Material –
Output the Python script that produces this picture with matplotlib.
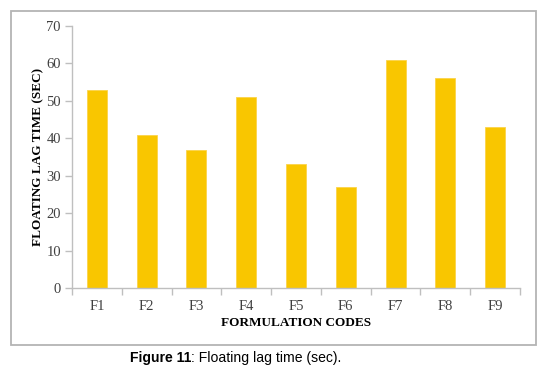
import matplotlib
matplotlib.use("Agg")
import matplotlib.pyplot as plt
from matplotlib.patches import Rectangle

categories = ["F1", "F2", "F3", "F4", "F5", "F6", "F7", "F8", "F9"]
values = [53, 41, 37, 51, 33, 27, 61, 56, 43]
yticks = [0, 10, 20, 30, 40, 50, 60, 70]

W, H = 553, 378
fig = plt.figure(figsize=(W / 100, H / 100), dpi=100)

# outer frame
fig.patches.append(Rectangle((11 / W, 1 - 345 / H), 525 / W, 334 / H,
                             transform=fig.transFigure, fill=False,
                             edgecolor="#b4b4b4", linewidth=1.3))

ax = fig.add_axes([72 / W, 1 - 288 / H, (520 - 72) / W, (288 - 26) / H])
x = list(range(len(categories)))
ax.bar(x, values, width=0.4, color="#F9C600", edgecolor="#FBD34A", linewidth=0.6)
ax.set_xlim(-0.5, len(categories) - 0.5)
ax.set_ylim(0, 70)
ax.set_yticks(yticks)
ax.set_yticklabels([str(t) for t in yticks])
ax.set_xticks(x)
ax.set_xticklabels(categories)
ax.set_xticks([i - 0.5 for i in range(len(categories) + 1)], minor=True)

for s in ["top", "right"]:
    ax.spines[s].set_visible(False)
for s in ["left", "bottom"]:
    ax.spines[s].set_color("#bfbfbf")
    ax.spines[s].set_linewidth(1.0)

serif = "Liberation Serif"
ax.tick_params(axis="y", direction="out", length=5, color="#bfbfbf", width=1,
               labelsize=10.5, labelcolor="#404040", pad=3)
ax.tick_params(axis="x", which="major", length=0, labelsize=10.5,
               labelcolor="#404040", pad=9)
ax.tick_params(axis="x", which="minor", direction="out", length=5,
               color="#bfbfbf", width=1)
for lbl in ax.get_xticklabels() + ax.get_yticklabels():
    lbl.set_fontfamily(serif)

fig.text(38 / W, 1 - 157 / H, "FLOATING LAG TIME (SEC)", rotation=90,
         ha="center", va="center", fontfamily=serif, fontweight="bold",
         fontsize=9.5, color="#000000")
fig.text(296 / W, 1 - 323 / H, "FORMULATION CODES", ha="center", va="center",
         fontfamily=serif, fontweight="bold", fontsize=9.5, color="#000000")

# caption
t1 = fig.text(130 / W, 1 - 358 / H, "Figure 11", ha="left", va="center",
              fontfamily="Liberation Sans", fontweight="bold", fontsize=10.1)
fig.canvas.draw()
bb = t1.get_window_extent()
fig.text(bb.x1 / W, 1 - 358 / H, ": Floating lag time (sec).", ha="left",
         va="center", fontfamily="Liberation Sans", fontsize=10.1)

fig.savefig("out.png", dpi=100)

What to produce –
Leave the pictures out and please restate exactly the lines running from the start of the material through the one with "yticks = [0, 10, 20, 30, 40, 50, 60, 70]".

Task answer –
Output the Python script that produces this picture with matplotlib.
import matplotlib
matplotlib.use("Agg")
import matplotlib.pyplot as plt
from matplotlib.patches import Rectangle

categories = ["F1", "F2", "F3", "F4", "F5", "F6", "F7", "F8", "F9"]
values = [53, 41, 37, 51, 33, 27, 61, 56, 43]
yticks = [0, 10, 20, 30, 40, 50, 60, 70]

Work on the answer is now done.